- **Description of the task**: Transcribe every line from the top down to the line with "from matplotlib.patches import Polygon", both ends included, but not the pictures.

- **Supplied material**:
☆ ☆ ☆ ☆

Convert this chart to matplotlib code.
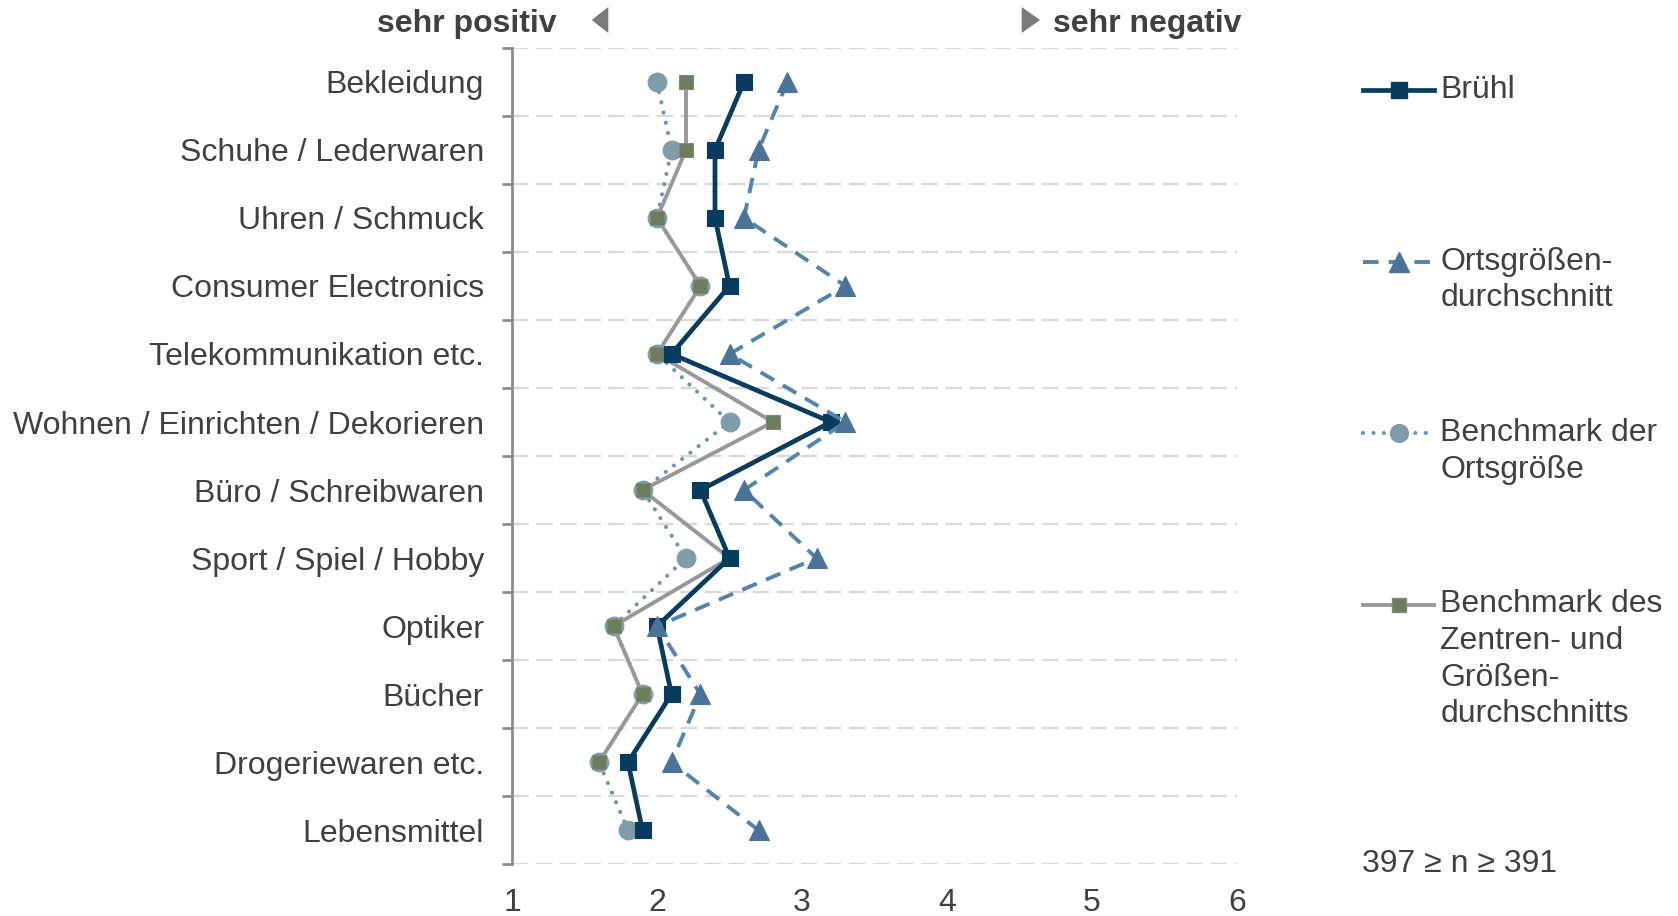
import numpy as np
import matplotlib
matplotlib.use("Agg")
import matplotlib.pyplot as plt
from matplotlib.lines import Line2D
from matplotlib.patches import Polygon

plt.rcParams['font.family'] = ['Liberation Sans', 'DejaVu Sans']

# Daten
categories = ["Bekleidung", "Schuhe / Lederwaren", "Uhren / Schmuck",
              "Consumer Electronics", "Telekommunikation etc.",
              "Wohnen / Einrichten / Dekorieren", "Büro / Schreibwaren",
              "Sport / Spiel / Hobby", "Optiker", "Bücher",
              "Drogeriewaren etc.", "Lebensmittel"]
bruehl = [2.6, 2.4, 2.4, 2.5, 2.1, 3.2, 2.3, 2.5, 2.0, 2.1, 1.8, 1.9]
orts_avg = [2.9, 2.7, 2.6, 3.3, 2.5, 3.3, 2.6, 3.1, 2.0, 2.3, 2.1, 2.7]
bench_ort = [2.0, 2.1, 2.0, 2.3, 2.0, 2.5, 1.9, 2.2, 1.7, 1.9, 1.6, 1.8]
bench_zentren = [2.2, 2.2, 2.0, 2.3, 2.0, 2.8, 1.9, 2.5, 1.7, 1.9, 1.6, np.nan]
x_ticks = [1, 2, 3, 4, 5, 6]
labels = ["Brühl", "Ortsgrößen-\ndurchschnitt", "Benchmark der\nOrtsgröße",
          "Benchmark des\nZentren- und\nGrößen-\ndurchschnitts"]
n_text = "397 ≥ n ≥ 391"

txt = '#404040'
fs = 23

# Stile der Reihen
styles = [
    dict(color='#073c5e', lw=3.4, ls='-', marker='s', ms=12, mfc='#073c5e', mec='#073c5e', z=5),
    dict(color='#5384ab', lw=2.8, ls=(0, (4.0, 2.6)), marker='^', ms=15, mfc='#4b7398', mec='#4b7398', z=6),
    dict(color='#6e95ae', lw=3.0, ls=(0, (0.01, 2.5)), marker='o', ms=13.5, mfc='#7f9cab', mec='#7f9cab', z=3),
    dict(color='#98989c', lw=2.8, ls='-', marker='s', ms=10, mfc='#6b7c5f', mec='#7d8c74', z=4),
]
series = [bruehl, orts_avg, bench_ort, bench_zentren]

fig = plt.figure(figsize=(16.78, 9.16), dpi=100)
ax = fig.add_axes([512 / 1678, 1 - 864.3 / 916, (1237 - 512) / 1678, (864.3 - 47.8) / 916])

y = np.arange(len(categories))
for vals, st in zip(series, styles):
    ax.plot(vals, y, color=st['color'], lw=st['lw'], linestyle=st['ls'],
            marker=st['marker'], markersize=st['ms'], markerfacecolor=st['mfc'],
            markeredgecolor=st['mec'], markeredgewidth=0.8, zorder=st['z'],
            dash_capstyle='round' if st['marker'] == 'o' else 'butt',
            solid_joinstyle='miter')

ax.set_xlim(1, 6)
ax.set_ylim(len(categories) - 0.5, -0.5)

# Achsen
for s in ['top', 'right', 'bottom']:
    ax.spines[s].set_visible(False)
ax.spines['left'].set_color('#8c8c90')
ax.spines['left'].set_linewidth(2)

ax.set_yticks(y)
ax.set_yticklabels(categories, fontsize=fs, color=txt)
ax.tick_params(axis='y', which='major', length=0, pad=20)
ax.set_yticks(np.arange(-0.5, len(categories)), minor=True)
ax.tick_params(axis='y', which='minor', length=7, width=2, color='#8c8c90')

ax.set_xticks(x_ticks)
ax.set_xticklabels([str(v) for v in x_ticks], fontsize=fs, color=txt)
ax.tick_params(axis='x', length=0, pad=17)

for gy in np.arange(-0.5, len(categories)):
    ax.axhline(gy, color='#d9d9d9', lw=1.7, linestyle=(0, (7.0, 3.2)), zorder=1)

# Kopfzeile
fig.text(556.5 / 1678, 1 - 24 / 916, "sehr positiv", fontsize=23, fontweight='bold',
         color=txt, ha='right', va='center')
fig.text(1053 / 1678, 1 - 24 / 916, "sehr negativ", fontsize=23, fontweight='bold',
         color=txt, ha='left', va='center')
W, H = 1678, 916
left_tri = [(608.3 / W, 1 - 7 / H), (608.3 / W, 1 - 33 / H), (591.7 / W, 1 - 20 / H)]
right_tri = [(1021.7 / W, 1 - 7 / H), (1021.7 / W, 1 - 33 / H), (1040 / W, 1 - 20 / H)]
for tri in (left_tri, right_tri):
    fig.add_artist(Polygon(tri, closed=True, transform=fig.transFigure,
                           facecolor='#7a7a7c', edgecolor='none'))

# Legende (manuell)
legend_y = [90, 262, 433, 604.5]
line_h = 36.5
for lab, st, ly in zip(labels, styles, legend_y):
    yf = 1 - ly / H
    fig.add_artist(Line2D([1363 / W, 1434 / W], [yf, yf], transform=fig.transFigure,
                          color=st['color'], lw=st['lw'], linestyle=st['ls'],
                          dash_capstyle='round' if st['marker'] == 'o' else 'butt'))
    fig.add_artist(Line2D([1399 / W], [yf], transform=fig.transFigure,
                          marker=st['marker'], markersize=st['ms'] * 0.95,
                          markerfacecolor=st['mfc'], markeredgecolor=st['mec'],
                          linestyle='none'))
    for i, part in enumerate(lab.split('\n')):
        fig.text(1440.5 / W, 1 - (ly + i * line_h) / H, part, fontsize=fs,
                 color=txt, ha='left', va='center')

fig.text(1361.7 / W, 1 - 864 / H, n_text, fontsize=fs, color=txt, ha='left', va='center')

fig.savefig("out.png", dpi=100)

☆ ☆ ☆ ☆

- **The completed task**:
Convert this chart to matplotlib code.
import numpy as np
import matplotlib
matplotlib.use("Agg")
import matplotlib.pyplot as plt
from matplotlib.lines import Line2D
from matplotlib.patches import Polygon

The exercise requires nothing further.